The founder and chancellor of VIT, G. Viswanathan, inaugurated a two-day Agri Expo, organised by the School of Agricultural Sciences of VIT on its campus in Vellore on Thursday. 

The founder and chancellor of VIT, G. Viswanathan, inaugurated a two-day Agri Expo, organised by the School of Agricultural Sciences of VIT on its campus in Vellore on Thursday. 

The Tamil Nadu government should pursue project to interlink Godavari (Inchampalli) – Cauvery (Grand Anicut), which will benefit the State to meet its water requirements, especially for agriculture, G. Viswanathan, founder and chancellor, VIT, said on Thursday.

In his presidential address at the eighth edition of Agri Expo 2026, which was organised by School of Agricultural Sciences of VIT at its campus here, he said that the interlinking of the two rivers where Andhra Pradesh and Telangana are riparian States would not only benefit farmers of Tamil Nadu but the entire agrarian community in South India. “Tamil Nadu should play a key role in interlinking of these two rivers, which is a long pending one, for the benefit of farmers in the south of Vindhyas,” he said.

The Chancellor said that the State government, on its part, should build more check dams and better water harvesting structures in the State. In other words, these proactive measures of the Tamil Nadu government could save at least 400 tmc feet of excess rainwater from the Cauvery river that flows into the sea every monsoon. The excess water from the Cauvery could be diverted to other major seasonal rivers like Palar, Cheyyar, and Pennaiyar to help farming in the region, he said.

Mr.Viswanathan emphasised the importance of water for better yield in agriculture. For example, India’s crop yields stand between 30 per cent and 60 per cent of potential levels. In other words, the country’s total wheat yield was about one-third of that of France, and rice yield was roughly half of that of China. “Agriculture should be profitable to retain talent,” he said.

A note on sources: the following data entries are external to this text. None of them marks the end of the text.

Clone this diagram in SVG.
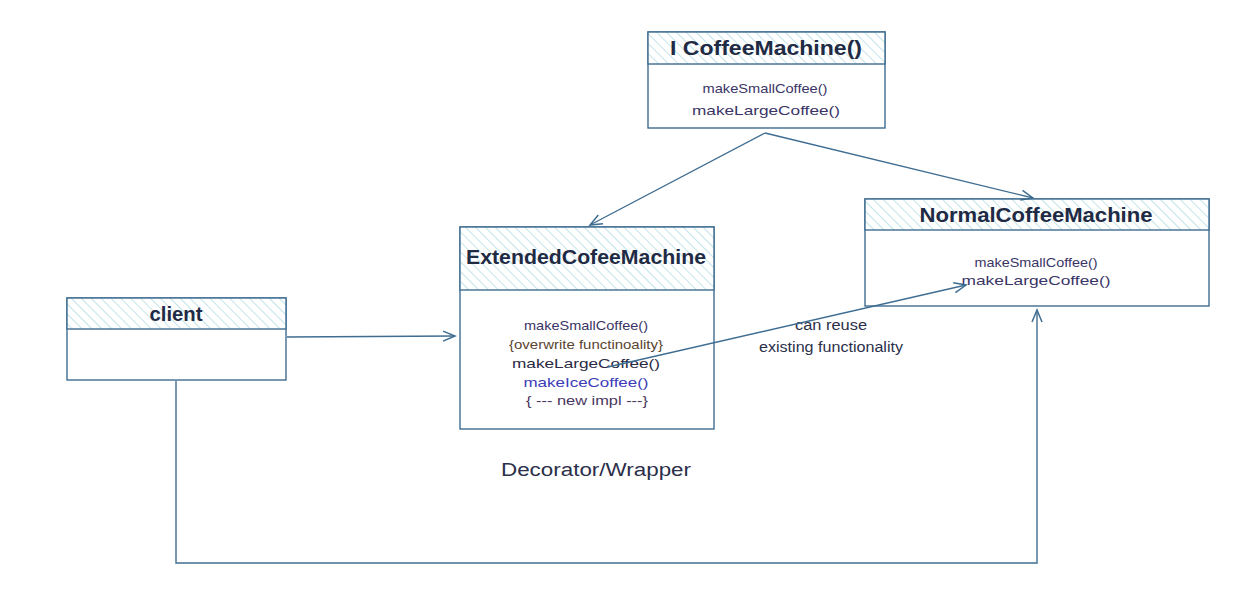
<svg xmlns="http://www.w3.org/2000/svg" width="1251" height="604" viewBox="0 0 1251 604">
<defs>
<pattern id="hach" patternUnits="userSpaceOnUse" width="7" height="7" patternTransform="rotate(-45)">
<rect width="7" height="7" fill="#ffffff"/>
<line x1="0" y1="0" x2="0" y2="7" stroke="#a9d9e0" stroke-width="1.4"/>
</pattern>
<marker id="arr" markerWidth="16" markerHeight="12" refX="13" refY="6" orient="auto" markerUnits="userSpaceOnUse">
<path d="M1,1 L13,6 L1,11" fill="none" stroke="#3f6d91" stroke-width="1.5"/>
</marker>
</defs>
<style>
.box{fill:#ffffff;stroke:#3f6d91;stroke-width:1.4}
.head{fill:url(#hach);stroke:#3f6d91;stroke-width:1.4}
.con{fill:none;stroke:#3f6d91;stroke-width:1.4}
.title{font-family:"Liberation Sans","DejaVu Sans",sans-serif;font-size:20px;font-weight:bold;fill:#1f2a44;text-anchor:middle}
.m{font-family:"Liberation Sans","DejaVu Sans",sans-serif;font-size:13px;fill:#3a3566;text-anchor:middle}
.lbl{font-family:"Liberation Sans","DejaVu Sans",sans-serif;font-size:14px;fill:#2b2f4a;text-anchor:middle}
</style>
<rect width="1251" height="604" fill="#ffffff"/>

<g id="icoffeemachine">
<rect class="box" x="648" y="32" width="237" height="96"/>
<rect class="head" x="648" y="32" width="237" height="32"/>
<text class="title" x="766" y="55" textLength="192" lengthAdjust="spacingAndGlyphs">I CoffeeMachine()</text>
<text class="m" x="765" y="93" textLength="125" lengthAdjust="spacingAndGlyphs">makeSmallCoffee()</text>
<text class="m" x="766" y="115" textLength="148" lengthAdjust="spacingAndGlyphs">makeLargeCoffee()</text>
</g>

<g id="extendedcofeemachine">
<rect class="box" x="460" y="227" width="254" height="202"/>
<rect class="head" x="460" y="227" width="254" height="63"/>
<text class="title" x="586" y="264" textLength="240" lengthAdjust="spacingAndGlyphs">ExtendedCofeeMachine</text>
<text class="m" x="586" y="330" textLength="124" lengthAdjust="spacingAndGlyphs">makeSmallCoffee()</text>
<text class="m" x="586" y="349" textLength="154" lengthAdjust="spacingAndGlyphs" style="fill:#5a4530">{overwrite functinoality}</text>
<text class="m" x="586" y="368" textLength="148" lengthAdjust="spacingAndGlyphs" style="fill:#2a2a44">makeLargeCoffee()</text>
<text class="m" x="586" y="387" textLength="125" lengthAdjust="spacingAndGlyphs" style="fill:#3b3bb8">makeIceCoffee()</text>
<text class="m" x="587" y="405" textLength="122" lengthAdjust="spacingAndGlyphs" style="fill:#4a3560">{ --- new impl ---}</text>
</g>

<g id="normalcoffeemachine">
<rect class="box" x="865" y="199" width="344" height="107"/>
<rect class="head" x="865" y="199" width="344" height="31"/>
<text class="title" x="1036" y="222" textLength="233" lengthAdjust="spacingAndGlyphs">NormalCoffeeMachine</text>
<text class="m" x="1036" y="267" textLength="123" lengthAdjust="spacingAndGlyphs">makeSmallCoffee()</text>
<text class="m" x="1036" y="285" textLength="149" lengthAdjust="spacingAndGlyphs">makeLargeCoffee()</text>
</g>

<g id="client">
<rect class="box" x="67" y="298" width="219" height="82"/>
<rect class="head" x="67" y="298" width="219" height="31"/>
<text class="title" x="176" y="321" textLength="53" lengthAdjust="spacingAndGlyphs">client</text>
</g>

<g id="labels">
<text class="lbl" x="831" y="330" textLength="72" lengthAdjust="spacingAndGlyphs">can reuse</text>
<text class="lbl" x="831" y="352" textLength="144" lengthAdjust="spacingAndGlyphs">existing functionality</text>
<text class="lbl" x="596" y="476" style="font-size:18px" textLength="190" lengthAdjust="spacingAndGlyphs">Decorator/Wrapper</text>
</g>

<g id="connectors">
<path class="con" d="M765,133 L590,225" marker-end="url(#arr)"/>
<path class="con" d="M765,133 L1033,198" marker-end="url(#arr)"/>
<path class="con" d="M287,337 L455,336" marker-end="url(#arr)"/>
<path class="con" d="M608,367 L966,285" marker-end="url(#arr)"/>
<path class="con" d="M176,381 L176,563 L1037,563 L1037,310" marker-end="url(#arr)"/>
</g>
</svg>
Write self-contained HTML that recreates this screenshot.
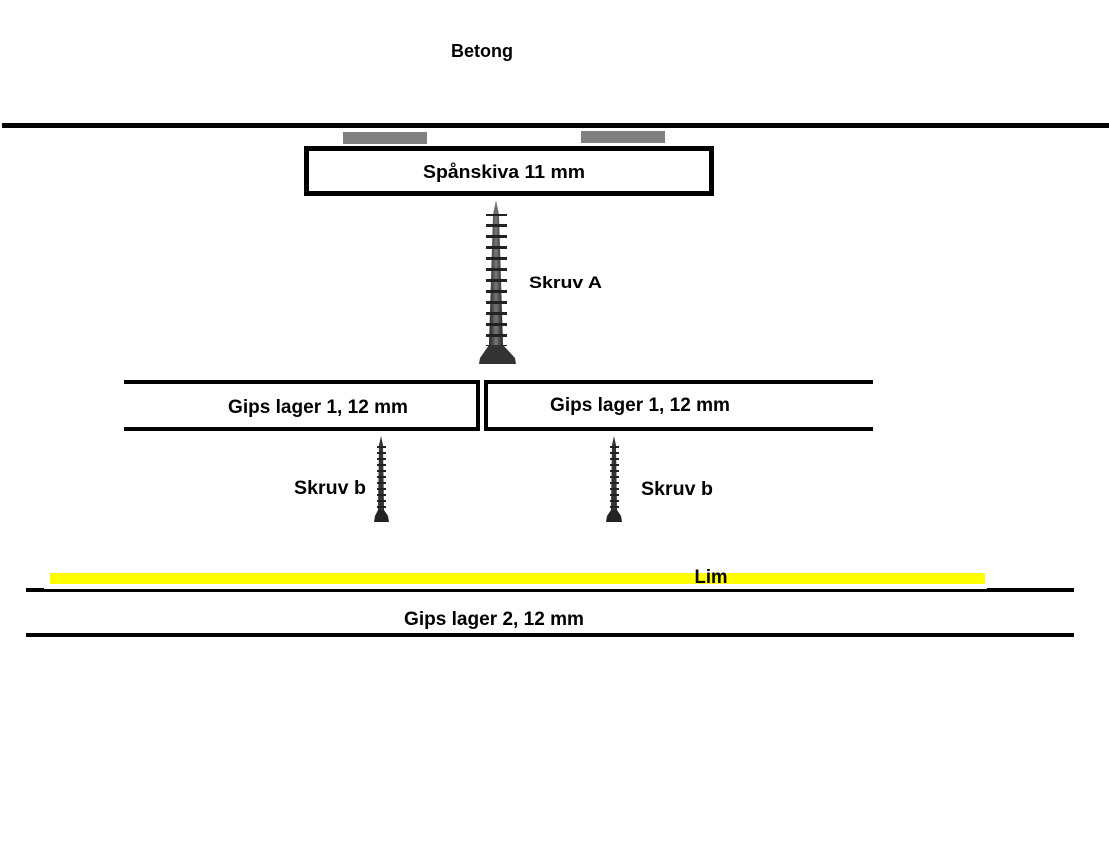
<!DOCTYPE html>
<html><head><style>body{margin:0;background:#fff}svg{display:block}</style></head>
<body>
<svg width="1109" height="845" xmlns="http://www.w3.org/2000/svg" font-family="Liberation Sans, sans-serif" font-weight="bold">
<defs>
<linearGradient id="g" x1="0" x2="1"><stop offset="0" stop-color="#222"/><stop offset="0.5" stop-color="#777"/><stop offset="1" stop-color="#222"/></linearGradient>
<pattern id="th" width="20" height="11" patternUnits="userSpaceOnUse"><rect x="0" y="4" width="20" height="3" fill="#222"/></pattern>
<pattern id="th2" width="20" height="6" patternUnits="userSpaceOnUse"><rect x="0" y="2" width="20" height="2" fill="#222"/></pattern>
</defs>
<text x="482" y="57" font-size="18" text-anchor="middle">Betong</text>
<rect x="2" y="123" width="1107" height="5" fill="#000"/>
<rect x="343" y="132" width="84" height="12" fill="#808080"/>
<rect x="581" y="131" width="84" height="12" fill="#808080"/>
<rect x="306.5" y="148.5" width="405" height="45" fill="none" stroke="#000" stroke-width="5"/>
<text x="504" y="178" font-size="18" text-anchor="middle" textLength="162" lengthAdjust="spacingAndGlyphs">Spånskiva 11 mm</text>
<!-- screw A -->
<polygon points="496,200 499,215 503,345 489,345 493,215" fill="url(#g)"/>
<rect x="486" y="214" width="21" height="132" fill="url(#th)"/>
<path d="M489,345 L503,345 L515,358 L516,364 L479,364 L480,358 Z" fill="#333"/>
<text x="529" y="288" font-size="17" textLength="73" lengthAdjust="spacingAndGlyphs">Skruv A</text>
<!-- gips lager 1 -->
<rect x="124" y="380" width="356" height="4" fill="#000"/>
<rect x="124" y="427" width="356" height="4" fill="#000"/>
<rect x="476" y="380" width="4" height="51" fill="#000"/>
<rect x="484" y="380" width="389" height="4" fill="#000"/>
<rect x="484" y="427" width="389" height="4" fill="#000"/>
<rect x="484" y="380" width="4" height="51" fill="#000"/>
<text x="318" y="413" font-size="19" text-anchor="middle" textLength="180" lengthAdjust="spacingAndGlyphs">Gips lager 1, 12 mm</text>
<text x="640" y="411" font-size="19" text-anchor="middle" textLength="180" lengthAdjust="spacingAndGlyphs">Gips lager 1, 12 mm</text>
<!-- screws b -->
<g>
<polygon points="381,436 383,445 384,510 378,510 379,445" fill="#333"/>
<rect x="377" y="445" width="9" height="65" fill="url(#th2)"/>
<path d="M378,510 L384,510 L388,516 L389,522 L374,522 L375,516 Z" fill="#222"/>
</g>
<g>
<polygon points="614,436 616,445 617,510 611,510 612,445" fill="#333"/>
<rect x="610" y="445" width="9" height="65" fill="url(#th2)"/>
<path d="M611,510 L617,510 L621,516 L622,522 L606,522 L607,516 Z" fill="#222"/>
</g>
<text x="330" y="494" font-size="19" text-anchor="middle" textLength="72" lengthAdjust="spacingAndGlyphs">Skruv b</text>
<text x="677" y="495" font-size="19" text-anchor="middle" textLength="72" lengthAdjust="spacingAndGlyphs">Skruv b</text>
<!-- lim -->
<rect x="50" y="573" width="935" height="11" fill="#ffff00"/>
<text x="711" y="583" font-size="19" text-anchor="middle" textLength="33" lengthAdjust="spacingAndGlyphs">Lim</text>
<rect x="26" y="588" width="1048" height="4" fill="#000"/>
<rect x="44" y="587" width="943" height="2" fill="#fff"/>
<text x="494" y="625" font-size="19" text-anchor="middle" textLength="180" lengthAdjust="spacingAndGlyphs">Gips lager 2, 12 mm</text>
<rect x="26" y="633" width="1048" height="4" fill="#000"/>
</svg>
</body></html>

Speaking on the occasion, R. Selvarajan, Director, National Research Centre for Banana (NRCB), in Tiruchi under the Indian Council of Agricultural Research (ICAR), highlighted India’s agricultural progress since the Bengal famine of 1943, which claimed millions of lives. The Green Revolution, starting in 1965, boosted food grain production by approximately 6.6 times to around 353 million tonnes, he said.

The two-day expo was inaugurated by Mr. Viswanathan in the presence of K. B. Srinivasan, Vice-President, Coromandel International Limited and N. Suresh, State Marketing Manager, IFFCO Tamil Nadu.